L’analyse du politologue russe Stanislav Tarassov va dans le même sens :
« On observe à présent en Syrie une stabilisation relative de la situation en faveur des forces gouvernementales et de Damas, qui est soutenu y compris par l’Iran. Au Yémen, les combats se poursuivent et les insurgés, qui bénéficient des sympathies de l’Iran, luttent contre la coalition arabe conduite par l’Arabie saoudite, et Doha est depuis longtemps soupçonné dans le Golfe de lorgner du côté de l’Iran... Et l’Iran déclare pour sa part que ce règlement ne peut être qu’inter-syrien et que les pays occidentaux, les États arabes et la Russie ne doivent être que des observateurs et dans une certaine mesure des garants. » [30]
C’est le renversement complet du rapport de forces dans la guerre opposant la Syrie aux groupes terroristes, depuis l’intervention russe, qui a de toute évidence contraint le Qatar à amorcer une coopération avec l’Iran sur le terrain, le tout supervisé par les Russes.
D’ailleurs, le 10 juin dernier, le ministre qatari des Affaires étrangères Mohammed ben Abderrahmane Al Thani, s’est rendu à Moscou pour rencontrer son homologue russe, Sergueï Lavrov [31], probablement pour y trouver une forme de soutien.
Les Iraniens sont en train de retourner en leur faveur l’ennemi qatari qui est aux abois et acculé, comme Vladimir Poutine a retourné Erdogan alors qu’il se retrouvait isolé après s’être aliéné son allié américain [32], comme le Qatar s’est mis à dos son frère rival saoudien.
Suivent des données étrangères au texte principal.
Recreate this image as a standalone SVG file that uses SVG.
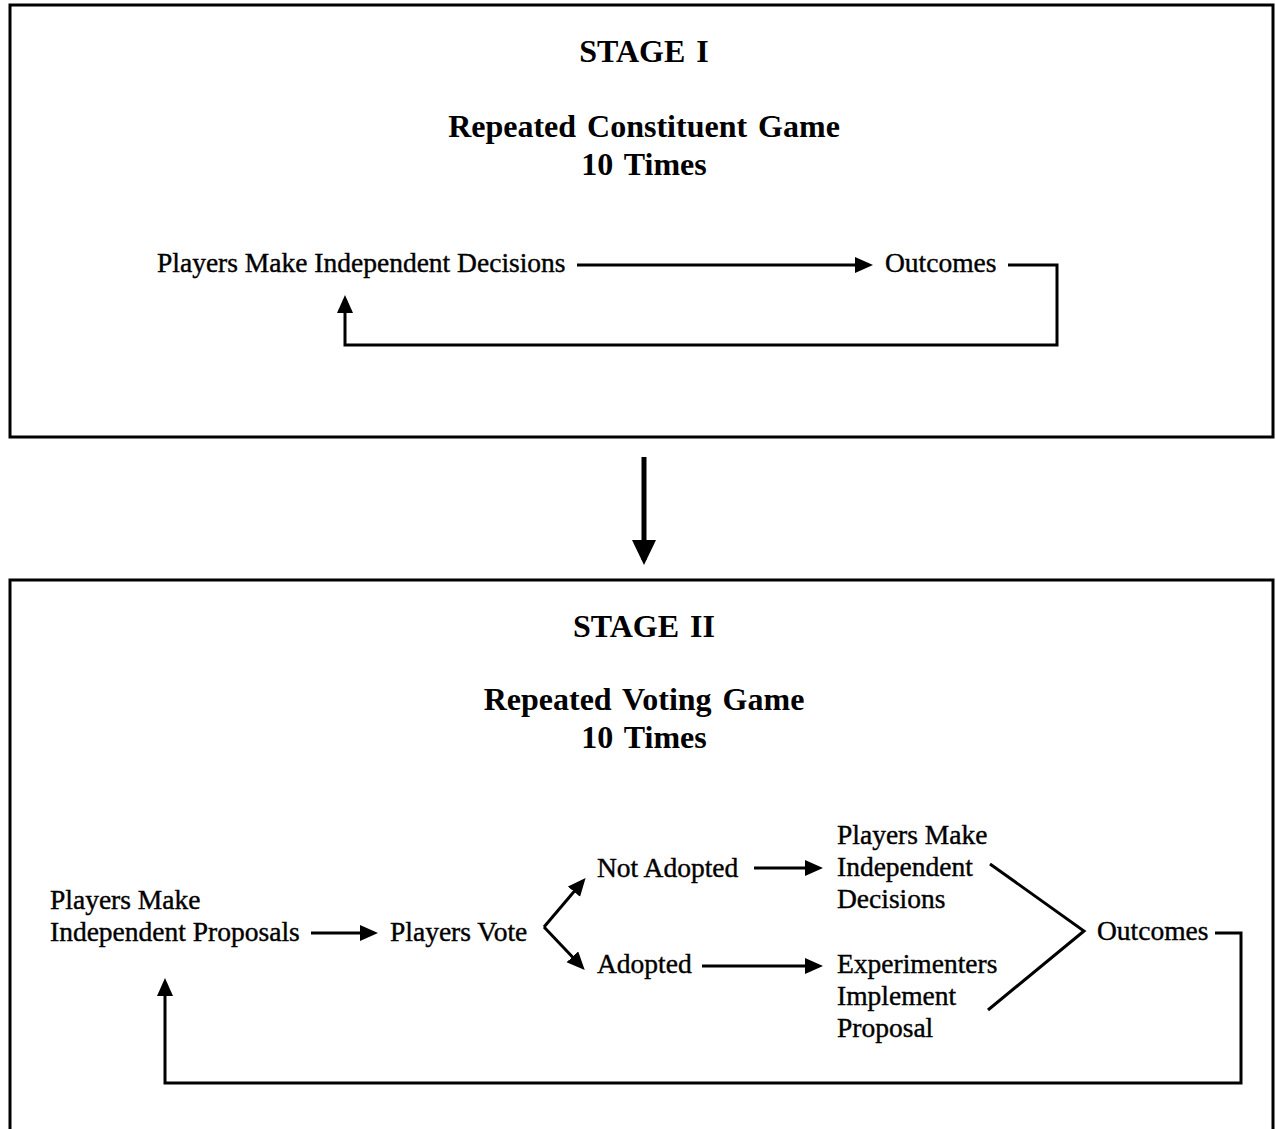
<svg xmlns="http://www.w3.org/2000/svg" width="1276" height="1129" viewBox="0 0 1276 1129">
<style>
.h{font-family:"Liberation Serif","Times New Roman",serif;font-weight:bold;font-size:32px;word-spacing:3px;text-anchor:middle;fill:#000}
.t{font-family:"Liberation Serif","Times New Roman",serif;font-size:27.5px;fill:#000;stroke:#000;stroke-width:0.4}
.ln{fill:none;stroke:#000;stroke-width:3}
.box{fill:#fff;stroke:#000;stroke-width:3}
</style>
<defs>
<marker id="ah" markerUnits="userSpaceOnUse" markerWidth="18" markerHeight="18" refX="14" refY="8" orient="auto">
<path d="M0,0 L18,8 L0,16 z" fill="#000"/>
</marker>
<marker id="big" markerUnits="userSpaceOnUse" markerWidth="26" markerHeight="26" refX="20" refY="12" orient="auto">
<path d="M0,0 L25,12 L0,24 z" fill="#000"/>
</marker>
</defs>
<rect width="1276" height="1129" fill="#fff"/>

<g id="stage1">
<rect class="box" x="10" y="5" width="1263" height="432"/>
<text class="h" x="644" y="62">STAGE I</text>
<text class="h" x="644" y="137">Repeated Constituent Game</text>
<text class="h" x="644" y="175">10 Times</text>
</g>
<g id="s1-decisions"><text class="t" x="157" y="272">Players Make Independent Decisions</text></g>
<g id="s1-outcomes"><text class="t" x="885" y="272">Outcomes</text></g>

<g id="stage2">
<path class="box" d="M10,1131 V580 H1273 V1131"/>
<text class="h" x="644" y="637">STAGE II</text>
<text class="h" x="644" y="710">Repeated Voting Game</text>
<text class="h" x="644" y="748">10 Times</text>
</g>
<g id="s2-proposals"><text class="t" x="50" y="909">Players Make</text><text class="t" x="50" y="941">Independent Proposals</text></g>
<g id="s2-vote"><text class="t" x="390" y="941">Players Vote</text></g>
<g id="s2-notadopted"><text class="t" x="597" y="877">Not Adopted</text></g>
<g id="s2-adopted"><text class="t" x="597" y="973">Adopted</text></g>
<g id="s2-decisions"><text class="t" x="837" y="844">Players Make</text><text class="t" x="837" y="876">Independent</text><text class="t" x="837" y="908">Decisions</text></g>
<g id="s2-implement"><text class="t" x="837" y="973">Experimenters</text><text class="t" x="837" y="1005">Implement</text><text class="t" x="837" y="1037">Proposal</text></g>
<g id="s2-outcomes"><text class="t" x="1097" y="940">Outcomes</text></g>

<g id="connectors">
<path class="ln" d="M577,265 H869" marker-end="url(#ah)"/>
<path class="ln" d="M1008,265 H1057 V345 H345 V299" marker-end="url(#ah)"/>
<path d="M644,457 V560" fill="none" stroke="#000" stroke-width="5" marker-end="url(#big)"/>
<path class="ln" d="M311,933 H374" marker-end="url(#ah)"/>
<path class="ln" d="M544,927 L583,881" marker-end="url(#ah)"/>
<path class="ln" d="M544,927 L582,967" marker-end="url(#ah)"/>
<path class="ln" d="M754,868 H819" marker-end="url(#ah)"/>
<path class="ln" d="M702,966 H819" marker-end="url(#ah)"/>
<path class="ln" d="M990,864 L1084,931 L988,1010"/>
<path class="ln" d="M1215,933 H1241 V1083 H165 V982" marker-end="url(#ah)"/>
</g>
</svg>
Pour survivre, le régime qatari n’a pas d’autre choix que de chercher un soutien auprès de ceux qu’il combat par proxy en Syrie : la plus grande puissance régionale, l’Iran, et la plus importance puissance militaire d’Eurasie, la Russie.
Les liens qu’entretiennent le Qatar et l’Iran ne sont qu’un prétexte utilisé (tout comme celui du terrorisme) par l’Arabie saoudite, car le Sultanat d’Oman, par exemple, a des liens bien plus forts avec l’Iran que n’en a le Qatar.
Contrairement à ce qu’affirment nombre d’analystes, les liens économiques qui existent entre l’Iran et le Qatar (ils exploitent ensemble un champ gazier), s’ils ont leur importance et qu’ils ont pu peser sur la balance, ne constituent absolument pas la cause première de cette évolution du Qatar ; la cause première est le rapport de forces militaire sur le terrain en Syrie.
C’est un des effets de ce que j’ai appelé dans un article du 10 mars 2017 [33] : le basculement de la géopolitique mondiale, dont la Grande Syrie (le Sham) est le pivot et le révélateur.